═════ Data

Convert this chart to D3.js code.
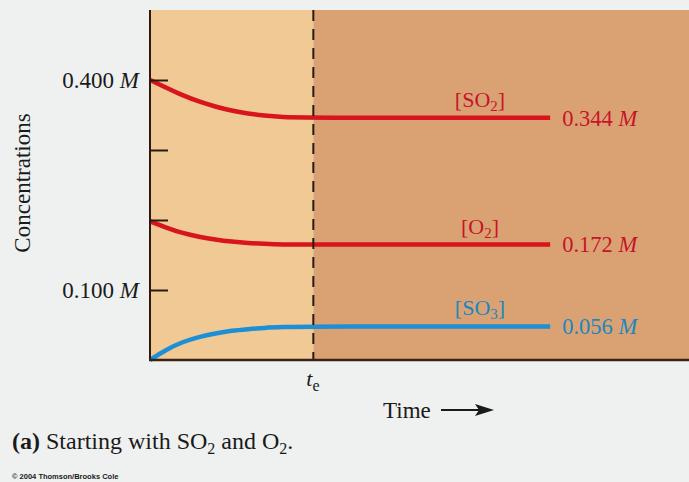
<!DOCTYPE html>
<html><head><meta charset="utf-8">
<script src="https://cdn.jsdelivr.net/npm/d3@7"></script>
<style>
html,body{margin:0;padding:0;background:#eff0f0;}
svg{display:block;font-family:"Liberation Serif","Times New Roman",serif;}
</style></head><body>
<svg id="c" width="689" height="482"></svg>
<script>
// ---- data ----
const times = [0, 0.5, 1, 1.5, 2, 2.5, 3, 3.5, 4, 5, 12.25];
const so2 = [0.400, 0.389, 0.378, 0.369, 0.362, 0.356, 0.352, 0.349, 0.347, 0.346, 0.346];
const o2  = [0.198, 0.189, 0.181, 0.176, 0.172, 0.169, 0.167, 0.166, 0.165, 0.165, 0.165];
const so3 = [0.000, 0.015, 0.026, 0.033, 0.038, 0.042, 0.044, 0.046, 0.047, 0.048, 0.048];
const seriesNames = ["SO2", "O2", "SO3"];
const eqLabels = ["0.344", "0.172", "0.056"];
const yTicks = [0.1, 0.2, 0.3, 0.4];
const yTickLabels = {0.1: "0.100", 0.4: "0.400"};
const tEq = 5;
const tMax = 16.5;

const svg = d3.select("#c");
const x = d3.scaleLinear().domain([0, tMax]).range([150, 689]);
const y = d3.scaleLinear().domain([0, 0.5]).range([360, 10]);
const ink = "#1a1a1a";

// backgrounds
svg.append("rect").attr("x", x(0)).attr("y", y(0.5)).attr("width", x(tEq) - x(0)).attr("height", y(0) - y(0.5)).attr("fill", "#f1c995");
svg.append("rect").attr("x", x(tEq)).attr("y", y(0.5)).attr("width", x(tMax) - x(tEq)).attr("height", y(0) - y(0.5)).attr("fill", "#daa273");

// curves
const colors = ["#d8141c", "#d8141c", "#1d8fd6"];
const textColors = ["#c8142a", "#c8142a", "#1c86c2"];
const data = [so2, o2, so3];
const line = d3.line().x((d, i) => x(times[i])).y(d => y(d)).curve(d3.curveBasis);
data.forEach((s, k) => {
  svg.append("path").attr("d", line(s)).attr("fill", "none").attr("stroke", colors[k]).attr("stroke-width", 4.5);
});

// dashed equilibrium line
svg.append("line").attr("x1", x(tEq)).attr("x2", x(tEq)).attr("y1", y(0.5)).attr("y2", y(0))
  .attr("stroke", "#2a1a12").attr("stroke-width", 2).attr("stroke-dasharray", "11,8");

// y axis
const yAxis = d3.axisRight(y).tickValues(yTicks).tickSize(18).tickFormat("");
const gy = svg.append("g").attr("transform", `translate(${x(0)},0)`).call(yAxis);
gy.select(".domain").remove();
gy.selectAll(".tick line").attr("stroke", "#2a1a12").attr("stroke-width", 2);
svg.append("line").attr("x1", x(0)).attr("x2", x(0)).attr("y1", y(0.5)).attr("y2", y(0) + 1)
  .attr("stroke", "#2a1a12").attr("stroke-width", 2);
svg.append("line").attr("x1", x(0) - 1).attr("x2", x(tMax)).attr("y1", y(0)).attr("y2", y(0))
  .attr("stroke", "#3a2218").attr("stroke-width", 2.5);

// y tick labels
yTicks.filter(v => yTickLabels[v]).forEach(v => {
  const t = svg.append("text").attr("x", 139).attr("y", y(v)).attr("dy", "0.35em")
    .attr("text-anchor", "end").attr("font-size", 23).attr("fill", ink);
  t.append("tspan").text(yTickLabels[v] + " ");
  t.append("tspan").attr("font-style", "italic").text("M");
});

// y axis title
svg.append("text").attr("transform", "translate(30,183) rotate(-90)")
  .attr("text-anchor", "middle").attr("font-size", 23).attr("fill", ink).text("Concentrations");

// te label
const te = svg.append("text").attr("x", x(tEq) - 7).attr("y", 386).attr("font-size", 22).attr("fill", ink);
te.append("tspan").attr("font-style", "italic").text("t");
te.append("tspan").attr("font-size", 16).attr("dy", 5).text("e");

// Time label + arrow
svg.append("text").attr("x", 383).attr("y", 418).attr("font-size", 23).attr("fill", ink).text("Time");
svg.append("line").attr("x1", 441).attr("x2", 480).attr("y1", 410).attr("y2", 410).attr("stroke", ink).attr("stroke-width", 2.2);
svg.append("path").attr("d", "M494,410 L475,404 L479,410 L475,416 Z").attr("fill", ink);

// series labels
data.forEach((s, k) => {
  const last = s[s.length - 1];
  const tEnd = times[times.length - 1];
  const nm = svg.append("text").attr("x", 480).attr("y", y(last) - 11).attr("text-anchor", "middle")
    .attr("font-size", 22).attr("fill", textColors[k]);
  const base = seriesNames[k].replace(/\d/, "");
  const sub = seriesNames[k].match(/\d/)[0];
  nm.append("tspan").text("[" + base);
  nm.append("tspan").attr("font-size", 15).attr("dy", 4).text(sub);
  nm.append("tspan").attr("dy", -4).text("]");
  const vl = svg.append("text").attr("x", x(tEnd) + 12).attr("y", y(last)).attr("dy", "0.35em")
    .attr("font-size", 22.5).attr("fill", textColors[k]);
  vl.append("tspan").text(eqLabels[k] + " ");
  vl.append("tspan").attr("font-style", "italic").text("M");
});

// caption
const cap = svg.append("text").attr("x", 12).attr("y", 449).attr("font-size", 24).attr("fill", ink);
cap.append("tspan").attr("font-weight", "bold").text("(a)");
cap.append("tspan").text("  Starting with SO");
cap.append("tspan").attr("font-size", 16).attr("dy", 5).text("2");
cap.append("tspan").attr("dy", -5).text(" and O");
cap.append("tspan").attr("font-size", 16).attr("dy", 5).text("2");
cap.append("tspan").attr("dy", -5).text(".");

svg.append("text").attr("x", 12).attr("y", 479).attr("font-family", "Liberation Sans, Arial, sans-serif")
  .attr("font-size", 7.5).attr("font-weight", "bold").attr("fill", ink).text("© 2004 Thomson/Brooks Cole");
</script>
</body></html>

══════════

Repeat the material above in full and exactly, omitting the pictures.

Convert this chart to D3.js code.
<!DOCTYPE html>
<html><head><meta charset="utf-8">
<script src="https://cdn.jsdelivr.net/npm/d3@7"></script>
<style>
html,body{margin:0;padding:0;background:#eff0f0;}
svg{display:block;font-family:"Liberation Serif","Times New Roman",serif;}
</style></head><body>
<svg id="c" width="689" height="482"></svg>
<script>
// ---- data ----
const times = [0, 0.5, 1, 1.5, 2, 2.5, 3, 3.5, 4, 5, 12.25];
const so2 = [0.400, 0.389, 0.378, 0.369, 0.362, 0.356, 0.352, 0.349, 0.347, 0.346, 0.346];
const o2  = [0.198, 0.189, 0.181, 0.176, 0.172, 0.169, 0.167, 0.166, 0.165, 0.165, 0.165];
const so3 = [0.000, 0.015, 0.026, 0.033, 0.038, 0.042, 0.044, 0.046, 0.047, 0.048, 0.048];
const seriesNames = ["SO2", "O2", "SO3"];
const eqLabels = ["0.344", "0.172", "0.056"];
const yTicks = [0.1, 0.2, 0.3, 0.4];
const yTickLabels = {0.1: "0.100", 0.4: "0.400"};
const tEq = 5;
const tMax = 16.5;

const svg = d3.select("#c");
const x = d3.scaleLinear().domain([0, tMax]).range([150, 689]);
const y = d3.scaleLinear().domain([0, 0.5]).range([360, 10]);
const ink = "#1a1a1a";

// backgrounds
svg.append("rect").attr("x", x(0)).attr("y", y(0.5)).attr("width", x(tEq) - x(0)).attr("height", y(0) - y(0.5)).attr("fill", "#f1c995");
svg.append("rect").attr("x", x(tEq)).attr("y", y(0.5)).attr("width", x(tMax) - x(tEq)).attr("height", y(0) - y(0.5)).attr("fill", "#daa273");

// curves
const colors = ["#d8141c", "#d8141c", "#1d8fd6"];
const textColors = ["#c8142a", "#c8142a", "#1c86c2"];
const data = [so2, o2, so3];
const line = d3.line().x((d, i) => x(times[i])).y(d => y(d)).curve(d3.curveBasis);
data.forEach((s, k) => {
  svg.append("path").attr("d", line(s)).attr("fill", "none").attr("stroke", colors[k]).attr("stroke-width", 4.5);
});

// dashed equilibrium line
svg.append("line").attr("x1", x(tEq)).attr("x2", x(tEq)).attr("y1", y(0.5)).attr("y2", y(0))
  .attr("stroke", "#2a1a12").attr("stroke-width", 2).attr("stroke-dasharray", "11,8");

// y axis
const yAxis = d3.axisRight(y).tickValues(yTicks).tickSize(18).tickFormat("");
const gy = svg.append("g").attr("transform", `translate(${x(0)},0)`).call(yAxis);
gy.select(".domain").remove();
gy.selectAll(".tick line").attr("stroke", "#2a1a12").attr("stroke-width", 2);
svg.append("line").attr("x1", x(0)).attr("x2", x(0)).attr("y1", y(0.5)).attr("y2", y(0) + 1)
  .attr("stroke", "#2a1a12").attr("stroke-width", 2);
svg.append("line").attr("x1", x(0) - 1).attr("x2", x(tMax)).attr("y1", y(0)).attr("y2", y(0))
  .attr("stroke", "#3a2218").attr("stroke-width", 2.5);

// y tick labels
yTicks.filter(v => yTickLabels[v]).forEach(v => {
  const t = svg.append("text").attr("x", 139).attr("y", y(v)).attr("dy", "0.35em")
    .attr("text-anchor", "end").attr("font-size", 23).attr("fill", ink);
  t.append("tspan").text(yTickLabels[v] + " ");
  t.append("tspan").attr("font-style", "italic").text("M");
});

// y axis title
svg.append("text").attr("transform", "translate(30,183) rotate(-90)")
  .attr("text-anchor", "middle").attr("font-size", 23).attr("fill", ink).text("Concentrations");

// te label
const te = svg.append("text").attr("x", x(tEq) - 7).attr("y", 386).attr("font-size", 22).attr("fill", ink);
te.append("tspan").attr("font-style", "italic").text("t");
te.append("tspan").attr("font-size", 16).attr("dy", 5).text("e");

// Time label + arrow
svg.append("text").attr("x", 383).attr("y", 418).attr("font-size", 23).attr("fill", ink).text("Time");
svg.append("line").attr("x1", 441).attr("x2", 480).attr("y1", 410).attr("y2", 410).attr("stroke", ink).attr("stroke-width", 2.2);
svg.append("path").attr("d", "M494,410 L475,404 L479,410 L475,416 Z").attr("fill", ink);

// series labels
data.forEach((s, k) => {
  const last = s[s.length - 1];
  const tEnd = times[times.length - 1];
  const nm = svg.append("text").attr("x", 480).attr("y", y(last) - 11).attr("text-anchor", "middle")
    .attr("font-size", 22).attr("fill", textColors[k]);
  const base = seriesNames[k].replace(/\d/, "");
  const sub = seriesNames[k].match(/\d/)[0];
  nm.append("tspan").text("[" + base);
  nm.append("tspan").attr("font-size", 15).attr("dy", 4).text(sub);
  nm.append("tspan").attr("dy", -4).text("]");
  const vl = svg.append("text").attr("x", x(tEnd) + 12).attr("y", y(last)).attr("dy", "0.35em")
    .attr("font-size", 22.5).attr("fill", textColors[k]);
  vl.append("tspan").text(eqLabels[k] + " ");
  vl.append("tspan").attr("font-style", "italic").text("M");
});

// caption
const cap = svg.append("text").attr("x", 12).attr("y", 449).attr("font-size", 24).attr("fill", ink);
cap.append("tspan").attr("font-weight", "bold").text("(a)");
cap.append("tspan").text("  Starting with SO");
cap.append("tspan").attr("font-size", 16).attr("dy", 5).text("2");
cap.append("tspan").attr("dy", -5).text(" and O");
cap.append("tspan").attr("font-size", 16).attr("dy", 5).text("2");
cap.append("tspan").attr("dy", -5).text(".");

svg.append("text").attr("x", 12).attr("y", 479).attr("font-family", "Liberation Sans, Arial, sans-serif")
  .attr("font-size", 7.5).attr("font-weight", "bold").attr("fill", ink).text("© 2004 Thomson/Brooks Cole");
</script>
</body></html>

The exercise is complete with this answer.